Senate Armed Services Committee Chairman Jack Reed (D-RI) said today the panel has been briefed by the Defense Department on the legality of its policies that provide paid leave and reimbursed travel expenses for U.S. servicemembers seeking abortions, a matter at the center of Sen. Tommy Tuberville's (R-AL) ongoing blockade of hundreds of DOD nominees and promotions.
“After today’s briefing, there can be no doubt in my colleagues’ minds about the legality of the department’s policy,” Reed said in a statement. “I am even more convinced of the necessity and appropriateness of this policy, which is critical for the health of our military women, men and their families.”
Though Reed doesn't name Tuberville in his statement, he notes that anyone who continues to claim DOD’s policy is illegal is acting in “willful ignorance or stubborn hubris.”
Reed said DOD “laid out clear, plain facts to the committee.”
“The Department of Justice has examined the Pentagon’s policy and found it to be entirely legal, consistent with 40 years of precedent through both Republican and Democratic administrations,” he said. “The Department of Defense General Counsel has also examined the policy and found it to be entirely legal. The secretary of defense and every uniformed, apolitical member of the Joint Chiefs of Staff have endorsed this policy. The Senate Armed Services Committee has even considered legislation to repeal the department’s policy, and has rejected that legislation.”
The briefing comes as Tuberville has placed a blanket hold on all DOD nominations and promotions, saying he opposes the department’s abortion policies because he believes they violate the Hyde Amendment, which prohibits the use of federal dollars to pay for abortions.
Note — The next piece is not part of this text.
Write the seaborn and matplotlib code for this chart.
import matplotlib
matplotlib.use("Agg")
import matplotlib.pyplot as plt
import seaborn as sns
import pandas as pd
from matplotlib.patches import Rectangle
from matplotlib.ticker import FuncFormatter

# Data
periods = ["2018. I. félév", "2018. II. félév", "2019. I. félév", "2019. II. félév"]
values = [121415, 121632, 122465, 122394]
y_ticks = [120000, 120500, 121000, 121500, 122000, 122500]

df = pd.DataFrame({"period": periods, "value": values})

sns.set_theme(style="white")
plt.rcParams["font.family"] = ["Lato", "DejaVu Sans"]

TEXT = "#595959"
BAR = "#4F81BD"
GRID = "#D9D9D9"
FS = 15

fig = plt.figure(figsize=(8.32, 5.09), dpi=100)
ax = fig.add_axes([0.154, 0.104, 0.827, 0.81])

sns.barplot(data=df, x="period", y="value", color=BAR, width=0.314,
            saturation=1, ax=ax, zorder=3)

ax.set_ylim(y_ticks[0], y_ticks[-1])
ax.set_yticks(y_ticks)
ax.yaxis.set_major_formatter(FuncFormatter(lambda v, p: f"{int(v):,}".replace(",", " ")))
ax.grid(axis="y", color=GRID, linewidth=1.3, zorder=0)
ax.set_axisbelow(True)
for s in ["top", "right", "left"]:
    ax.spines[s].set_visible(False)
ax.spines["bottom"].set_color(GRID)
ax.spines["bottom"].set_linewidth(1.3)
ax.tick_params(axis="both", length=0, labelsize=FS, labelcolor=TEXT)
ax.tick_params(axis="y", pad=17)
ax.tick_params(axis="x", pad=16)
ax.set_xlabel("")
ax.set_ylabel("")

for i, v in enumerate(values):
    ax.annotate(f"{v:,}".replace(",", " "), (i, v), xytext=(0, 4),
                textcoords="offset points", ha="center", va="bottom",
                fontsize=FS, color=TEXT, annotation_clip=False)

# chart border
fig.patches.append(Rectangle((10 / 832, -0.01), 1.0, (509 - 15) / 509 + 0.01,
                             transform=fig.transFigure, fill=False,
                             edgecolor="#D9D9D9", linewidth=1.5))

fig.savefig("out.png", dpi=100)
Tuberville, quoted in Politico today, said he thinks a compromise is possible.
“We’re going to work this out,” he said. “There’s got to be some give and take here.”
Tuberville’s months-long blockade has impacted the highest levels of the U.S. military, with the Marine Corps being without a Senate-confirmed commandant for the first time since 1859.
Defense Secretary Lloyd Austin said Tuberville’s blanket hold has threatened “every domain” of national security.
The issue is also playing out on the Senate floor as lawmakers this week debate the annual defense authorization bill. The House passed a version of the bill last week that would abolish DOD’s current policy on providing leave and travel benefits to servicemembers seeking abortions.